Ha acabado siendo mía casi sin proponérmelo pero con la
certeza de que si iba a ser no, debía de pasar cierto tiempo hasta que se
borrase de mi mente esta fijación que había dejado en mí desde que entré en
ella.
Rebosa
las vivencias que cualquiera podría expresar
cuando se muda y estrena vivienda, aquí he descubierto aspectos cotidianos en los que antes no me habría detenido. Hablo de una herencia en forma de plantas africanas que jamás
habría visto; del reflejo en forma de letra que hace el sol del Oeste en la
pared de mi habitación. Un bosque de tejados que se despliega en cualquier
dirección y que acaba en verdes y azules. Descubro la vida en las alturas de
mis vecinos: quién cena hoy en la terraza, quién está celebrando un cumpleaños
en familia, quién acaba de terminar la jornada en la playa.

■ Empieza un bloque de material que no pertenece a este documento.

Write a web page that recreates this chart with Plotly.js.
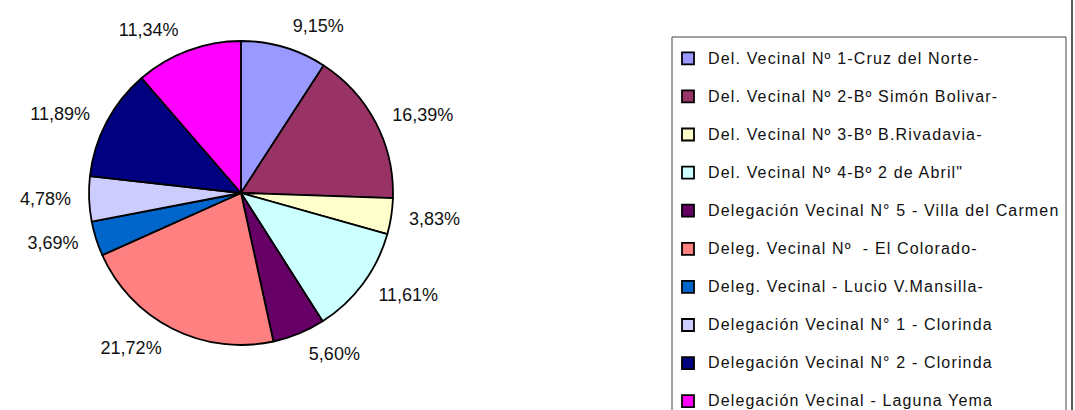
<!DOCTYPE html>
<html>
<head>
<meta charset="utf-8">
<script src="https://cdn.plot.ly/plotly-3.0.1.min.js"></script>
<style>
  html, body { margin: 0; padding: 0; background: #fff; }
  #chart { width: 1075px; height: 410px; }
  .legendtext { letter-spacing: 1.15px; }
</style>
</head>
<body>
<div id="chart"></div>
<script>
const categories = [
  "Del. Vecinal Nº 1-Cruz del Norte-",
  "Del. Vecinal Nº 2-Bº Simón Bolivar-",
  "Del. Vecinal Nº 3-Bº B.Rivadavia-",
  "Del. Vecinal Nº 4-Bº 2 de Abril\"",
  "Delegación Vecinal N° 5 - Villa del Carmen",
  "Deleg. Vecinal Nº  - El Colorado-",
  "Deleg. Vecinal - Lucio V.Mansilla-",
  "Delegación Vecinal N° 1 - Clorinda",
  "Delegación Vecinal N° 2 - Clorinda",
  "Delegación Vecinal - Laguna Yema"
];
const percentages = [9.15, 16.39, 3.83, 11.61, 5.60, 21.72, 3.69, 4.78, 11.89, 11.34];
const sliceColors = ["#9999FF", "#993366", "#FFFFCC", "#CCFFFF", "#660066",
                     "#FF8080", "#0066CC", "#CCCCFF", "#000080", "#FF00FF"];

const W = 1075, H = 410;
const legendLabels = categories.map((c, i) =>
  '<span style="font-size:16px">' + c.replace(/  /g, '\u00a0 ') + '</span>' +
  (i < categories.length - 1 ? '<br>\u00a0' : ''));

// visible pie (slices + legend)
const pieTrace = {
  type: 'pie',
  labels: legendLabels,
  values: percentages,
  sort: false,
  direction: 'clockwise',
  rotation: 0,
  marker: { colors: sliceColors, line: { color: '#000000', width: 1.8 } },
  textinfo: 'none',
  automargin: false,
  hoverinfo: 'none',
  domain: { x: [89 / W, 393 / W], y: [1 - 345 / H, 1 - 41 / H] }
};

// same data on a slightly larger transparent ring: carries the outside percentage labels
const labelTrace = {
  type: 'pie',
  labels: legendLabels,
  values: percentages,
  sort: false,
  direction: 'clockwise',
  rotation: 0,
  showlegend: false,
  marker: { colors: sliceColors.map(() => 'rgba(0,0,0,0)'), line: { width: 0 } },
  texttemplate: '%{value:.2f}%',
  textposition: 'outside',
  outsidetextfont: { family: 'Liberation Sans, Arial, sans-serif', size: 18, color: '#111' },
  automargin: false,
  hoverinfo: 'none',
  domain: { x: [76 / W, 406 / W], y: [1 - 358 / H, 1 - 28 / H] }
};

const layout = {
  width: W, height: H,
  margin: { l: 0, r: 0, t: 0, b: 0, pad: 0, autoexpand: false },
  paper_bgcolor: '#ffffff',
  plot_bgcolor: '#ffffff',
  separators: ',.',
  font: { family: 'Liberation Sans, Arial, sans-serif', color: '#111' },
  showlegend: true,
  legend: {
    x: 668 / W, xanchor: 'left',
    y: 1 - 43 / H, yanchor: 'top',
    bgcolor: 'rgba(0,0,0,0)',
    borderwidth: 0,
    font: { size: 13.5, color: '#111', family: 'Liberation Sans, Arial, sans-serif' },
    valign: 'top',
    traceorder: 'normal'
  },
  shapes: [
    { type: 'rect', xref: 'paper', yref: 'paper',
      x0: 672 / W, x1: 1066 / W, y0: -0.1, y1: 1 - 37 / H,
      line: { color: '#444', width: 1 }, fillcolor: 'rgba(0,0,0,0)' },
    { type: 'line', xref: 'paper', yref: 'paper',
      x0: 1072 / W, x1: 1072 / W, y0: 0, y1: 1,
      line: { color: '#222', width: 1.5 } }
  ]
};

Plotly.newPlot('chart', [pieTrace, labelTrace], layout, { displayModeBar: false, staticPlot: true });
</script>
</body>
</html>
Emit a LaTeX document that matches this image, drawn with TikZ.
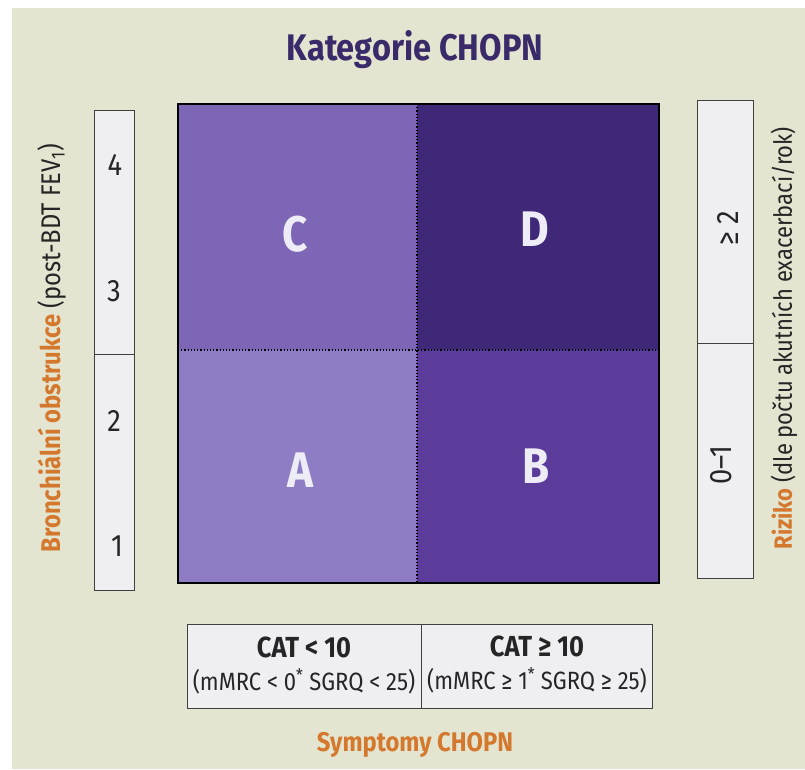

Puedo hacer un calendario
con futuras plantaciones y planificar actividades infantiles al aire libre o la
posibilidad de hacer fotos geométricas siguiendo la curva de la escalera de
caracol. Desde el sofá puedo seguir la línea silenciosa de los aviones –y
contarlos y volverlos a contar-y regar con manguera, a lo Carmen Maura en
“Mujeres al borde de un ataque de nervios”. Respirar y seguir el recorrido de
la luna. Lamentar la contaminación luminosa una y otra vez.